Sam Harris worked for TFS Capital, based out of Richmond, for 12 years as a part owner. His job was to work with financial advisors to help them find investment funds for their clients. He was one remove from the people the funds were designed to help. Now he has hung out his shingle under the name Piedmont Financial as an independent financial advisor. Now he builds portfolios one on one.

Raised in Chesterfield and a finance graduate of Virginia Tech, Harris came to Crozet in 2012, to be an outpost of TFS Capital.

“We looked around for several weeks in Charlottesville,” he said. “One of my colleagues suggested Old Trail. We came and looked and we knew it. We wanted to be in Crozet. So we picked Crozet. My company let me open an office in Old Trail.

“In fact I think Crozet would benefit hugely from having a shared-office space. I thought about it for myself, but when you’re talking about investments you need a closed door—privacy.

When he went on his own, in July, he looked for an office in Crozet and couldn’t find any. He settled for a space at Boar’s Head but he wants his business to be Crozet-centered and he—so far—is the only independent broker in town.

“I started my company because I’ve seen all the ways people pay excessive fees. I’m passionate about keeping people from being ripped-off. It eats away people’s money and it really bothers me.”
Harris started investing in high school. “As a boy I started with baseball stats. I was a numbers guy.” His first investment was in Calloway Golf Company. “I bought  three shares. I don’t think I made any money. I think I still have it somewhere.

“I recently bought each my [three] kids one share of Disney stock to get them introduced. I don’t generally think people should be buying individual stocks. My nine-year-old likes to check the price. The younger ones don’t know what it means.”

As for his business philosophy, “I want to be straightforward and transparent and putting clients’ interest above my own. My business will grow when people know that. I want people in Crozet to call me because I have a reputation for doing business the right way. Most investors pay way too much in fees, some they don’t realize.

“People need education about finance in general. Most people shouldn’t try to time the market.

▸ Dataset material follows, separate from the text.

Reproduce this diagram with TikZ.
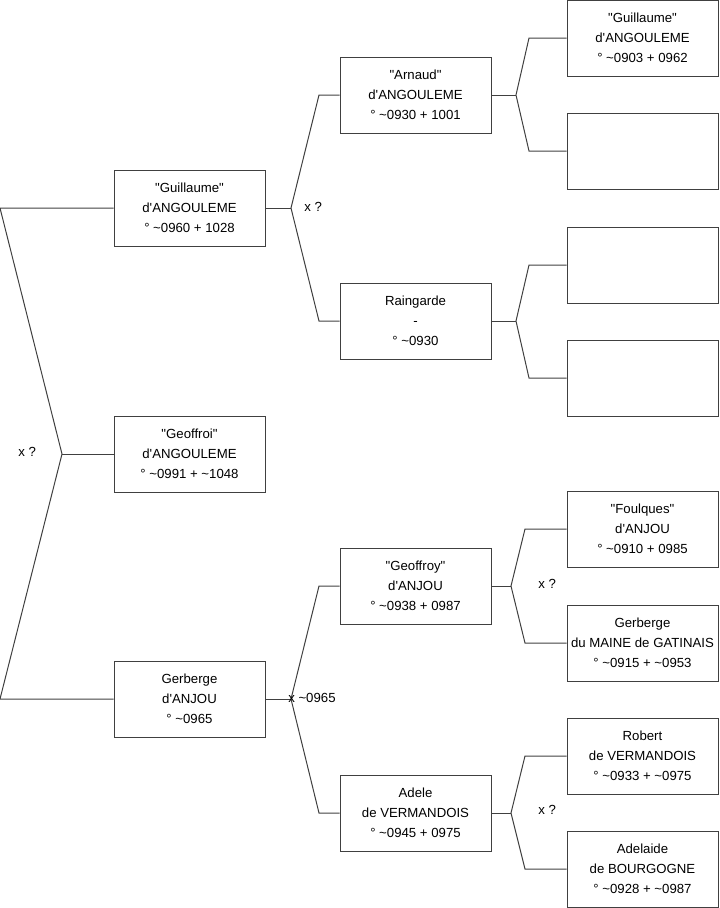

Invest consistently and rebalance as you need to. In the long run you’re best off. I don’t like mutual funds—it’s a way people over pay. They underperform for what they charge. One of my biggest philosophies is using ETFs, exchange trade funds, rather than mutual funds. ETFs are not actively managed. It’s not picking funds to outperform the benchmark. They have lower expense ratios, lower turnover, so lower taxes and broad diversification.

“I would build a portfolio with several ETFs to set different market exposure. I rebalance during the year.

“Another thing is I’m an independent, state-registered investment advisor so I have a fiduciary responsibility to act in my client’s best interest.” Being state-registered means he had to pass an exam. Independent advisors who handle over $100 million must also register with the Securities and Exchange Commission.

“Being independent means I don’t have to sell my clients anything. I don’t get compensation from anybody but my clients and my recommendations are totally about their needs.

“As long as you’re diversified, you can react to different market movements. The key is to not take on more risk than you are willing to. Use market drawdowns, declines, to rebalance.

“I’m investing in the exact same stuff as my clients and I can look them in the eye and tell them I’m doing the same thing.

“My grandfather was an entrepreneur in Portsmouth. He started a hardware store. It was my mother’s childhood. For a while he was the only place selling coal. I admired him. I thought it was neat that he owned his own company. My mom tells stories about it all the time.”

Now Harris is a tub on its own bottom, too.